Police Chase Kills Teenage Girl
A 17-year-old girl was killed when she missed a turn and her vehicle tumbled down an embankment as a deputy sheriff was in hot pursuit.
According to the Kershaw County Sheriff’s Office, a deputy saw the girl’s car and another car parked in the side lot of a Dollar General store after hours. The deputy got back in his patrol vehicle and chased the Camry, which made a sudden left turn onto Richardson Boulevard. Since the vehicle was moving too fast for the turn, the Camry ran off the right side of the road and down an embankment, crashing into the wooded area
The girl, who was not wearing a seatbelt, was declared dead at the scene.

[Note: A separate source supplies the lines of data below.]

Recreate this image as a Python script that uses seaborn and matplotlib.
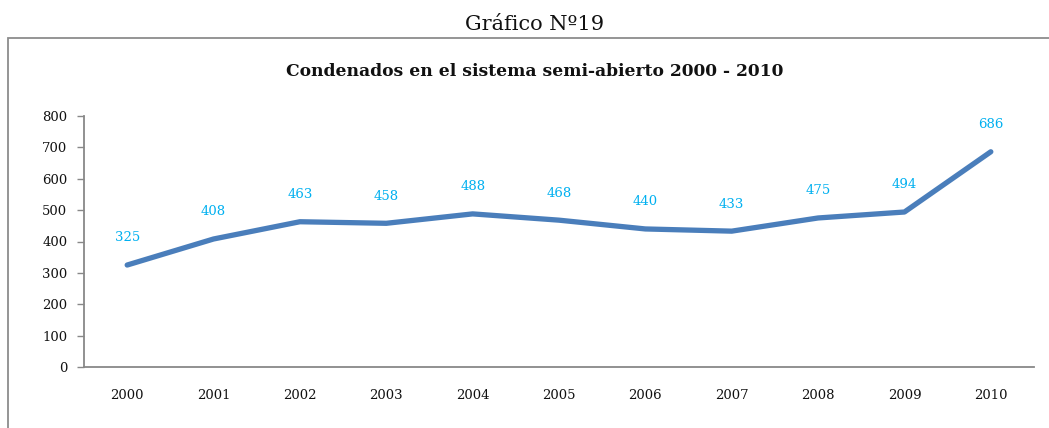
import matplotlib as mpl
mpl.use('Agg')
import matplotlib.pyplot as plt
import pandas as pd
import seaborn as sns

years = ['2000', '2001', '2002', '2003', '2004', '2005', '2006', '2007', '2008', '2009', '2010']
condenados = [325, 408, 463, 458, 488, 468, 440, 433, 475, 494, 686]

df = pd.DataFrame({'anio': years, 'condenados': condenados})

sns.set_style('white')
plt.rcParams['font.family'] = ['DejaVu Serif']

fig = plt.figure(figsize=(10.49, 4.28), dpi=100)

# outer chart box
box = plt.Rectangle((8/1049, -0.1), 1.2, 1 - 38/428 + 0.1, transform=fig.transFigure,
                    fill=False, edgecolor='#8c8c8c', linewidth=1.3)
fig.patches.append(box)

fig.text(535/1049, 1 - 25/428, 'Gráfico Nº19', ha='center', va='center', fontsize=15,
         color='#111111')
fig.text(535/1049, 1 - 72/428, 'Condenados en el sistema semi-abierto 2000 - 2010',
         ha='center', va='center', fontsize=12.3, fontweight='bold', color='#111111')

ax = fig.add_axes([84/1049, 1 - 367/428, (1034 - 84)/1049, (367 - 116)/428])

sns.lineplot(data=df, x='anio', y='condenados', ax=ax, color='#4a7ebb',
             linewidth=3.8, solid_capstyle='round', sort=False)

for i, v in enumerate(condenados):
    ax.annotate(str(v), (i, v), xytext=(0, 19.5), textcoords='offset points',
                ha='center', va='center', color='#00b0f0', fontsize=9.5)

ax.set_xlim(-0.5, len(years) - 0.5)
ax.set_ylim(0, 800)
ax.set_yticks(range(0, 801, 100))
ax.set_xlabel('')
ax.set_ylabel('')

for s in ['top', 'right']:
    ax.spines[s].set_visible(False)
for s in ['left', 'bottom']:
    ax.spines[s].set_color('#888888')
    ax.spines[s].set_linewidth(1.3)

ax.tick_params(axis='y', which='major', left=True, length=5, width=1, color='#888888',
               labelsize=9.5, pad=7, labelcolor='#111111')
ax.tick_params(axis='x', bottom=False, labelsize=9.5, pad=12, labelcolor='#111111')

plt.savefig('out.png', dpi=100)
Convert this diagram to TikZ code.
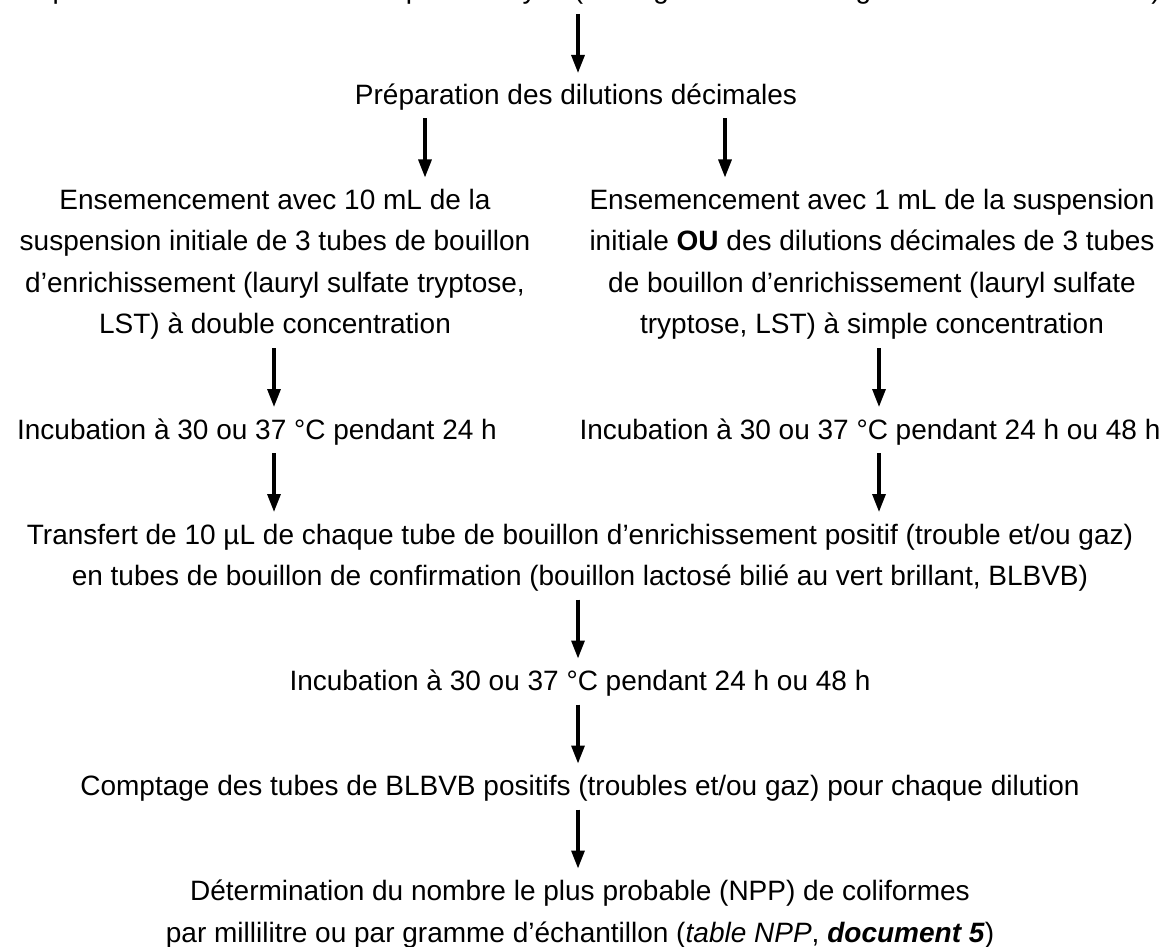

High-Speed Police Chases and Negligence
Police officers don’t have to strictly obey speed limits and other traffic laws during pursuits. However, this immunity is not unlimited. If a Columbia personal injury attorney proves officers were reckless. Evidence of recklessness includes:
- Nature of the Offense: Most suspects, like the one in the above story, allegedly committed non-violent offenses. In fact, many chase suspects committed traffic violations. There’s no reason to risk lives in these situations.
- Chase Environment: This factor includes things like the time of day and general location. A high-speed chase during the day or evening when other cars are on the road and other people are on the sidewalk is extremely dangerous under any circumstances. Likewise a pursuit through a populated area is much more dangerous than a pursuit through a remote area.
- Pursuit Tactics: Some officers use aggressive and dangerous tactics during chases. A PIT (precise immobilization technique) maneuver is a good example. A pursuing officer rams a fleeing suspect’s car, causing the driver to careen out of control.
Violations of formal and informal policies are also evidence of negligence in these situations. Many law enforcement agencies have strict anti-pursuit policies. Other times, a dispatcher gives officers instructions, like “do not pursue” or “pursue with extreme caution.”
The Seat Belt Defense in South Carolina
Reckless high-speed chases kill and injure many more people than reckless police shootings. Wrecks that involve victims who weren’t wearing a seat belt are even more common.
The so-called seat belt defense varies significantly in different states. In some jurisdictions, victims who don’t wear seat belts cannot sue responsible drivers and obtain compensation. But in the Palmetto State, failure to wear a seat belt is inadmissible to prove contributory negligence or reduce the victim’s damages.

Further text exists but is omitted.